By Umar Khan.
Tripoli, 2 November:
Three major groups of Libyan revolutionaries plan to mount fresh demonstrations outside the General National Congress building in Tripoli today after Asr prayers (around 4pm).
The Tajjamah el Watni Thuwar Libya (National Union of the Revolutionaries of Libya), Majlis Aala Thuwar Libya (High Council of Revolutionaries of Libya) and Itihad Saraiya Thuwar (Union of the Revolutionary Brigades) are demanding the removal of six ministers from Prime Minister Ali Zeidan’s cabinet. They allege the six — Foreign Affairs Minister Ali Al-Aujali, Justice Minister Salah Bashir Margani, Interior Minister Ashour Suleiman Shuwail, Health Minister Nurideen Abdulhamid Dagman, Culture Minister Habib Mohammed Al-Amin, and Religious Affairs Minister Abdulsalam Mohammed Abusaad — had links to the Qaddafi regime.
The cabinet was approved by the GNC on Wednesday. However, within hours, around 100 revolutionaries from different towns arrived in front of the GNC building to protest the inclusion of the six. Numbers later reached several hundred.

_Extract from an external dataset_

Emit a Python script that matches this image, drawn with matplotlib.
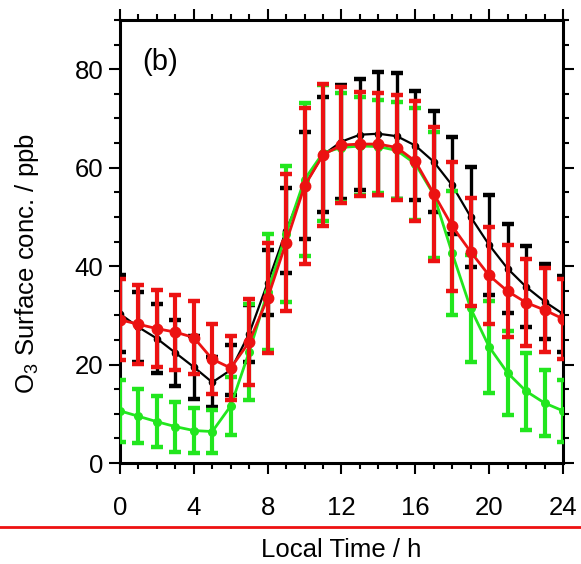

The demonstration resulted in scuffles with GNC security guards who shot their guns into the air in an attempt to intimidate the protestors. Leaders of the revolutionaries say that they came with the intention only of talking to the GNC members about their approval of the cabinet. They say they were humiliated when the members left by a back entrance.
Ahmed Ben Naji, who trained as a computer programmer and is a member of the Tripoli Forum of Professionals was one of the revolutionaries’ leaders who protested the cabinet approval.
Ahmed told the Libya Herald that they all came unarmed: “Initially there were only the leaders from different areas and we wanted to talk. There is absolutely no way we would carry firearms. Abu Ubeida, a known revolutionary from Zawiya, was on crutches as he still cannot walk freely.”
Ahmed says that despite the response from the security guards they stayed, insisting on speaking to GNC members. “The security guards were not disciplined at all. One of them told us that he would kill us if we entered the gate”, he claimed. “Then one of them fired shots in the air from a 23mm gun. We told them we had heard this more times than they could imagine — on the frontlines fighting Qaddafi forces. We were surprised that they wanted to scare us. We came here only to talk.”
He said that the guards later agreed to take a list of ten names who would then be allowed inside the GNC building to meet the members. However, they never heard any more.
“After giving the names, we waited for an hour before we were told by one of the GNC members that they all had left from the back entrance. We felt insulted. We had no intention other than to talk but they insulted the revolutionaries twice. First, by including ministers with ties to the former regime against whom we were fighting and lost our brothers and, secondly, by making us wait for the meeting and then leaving in a secret manner.”
Asked about the reason they besieged the GNC building, Ahmed says it was to demonstrate to Prime Minister Ali Zeidan and the GNC the lack of trust on the part of the thuwar.
“Revolutionaries can only be reintegrated into society when they feel that the revolution will not be betrayed. But then they appoint controversial people as ministers. This will not help anybody.”
As reports of the demonstration spread on Wednesday, numbers increased. “We were from Tripoli, Zawiya, Sabratha, Khoms and Gharian but later as the news about the cabinet and the protest reached our brothers, many came from different towns of Jebel Nafusa and Misrata, Emselata and other coastal areas.”
Ahmed says that later some GNC members appeared and we talked with them on the demands: “A few GNC members later came to talk with us including Mohamed Addurrat, Salaheddin Badi and Mohamed Abu Esnena and we explained our position to them.
“We never attacked the building, after the members left the GNC, we went in along with a GNC member to have a meeting. We were surprised later when some members said that it was an attack on the GNC or a try to overthrow the GNC. We just want them not to include former regime figures in the new cabinet.”
Yesterday, Thursday, over 100 vehicles belonging to revolutionaries were parked along the road next to the GNC buildings. The men themselves could be seen standing on both sides of the road eating and chatting although only 20 or so were in front of the GNC building and the adjacent Rixos hotel.
During the day, Prime Minister Zeidan met with a number of them to discuss the situation. According to sources who attended the meeting, he agreed to make changes in the cabinet.
“He asked us to provide him the profiles of independent people for the main ministries and some of the deputy ministers. The changes will be made in the soonest possible time. Discussions have already started”, said one of the revolutionaries who claimed to be present.
It has also claimed that the prime minister was earlier asked by the revolutionaries, when he was choosing his cabinet, to take them into confidence over the four ministries that affect them directly — Interior, Defense, Youth and Labour — but that he refused.
The six names the thuwar now oppose have been forwarded to the Integrity Commission.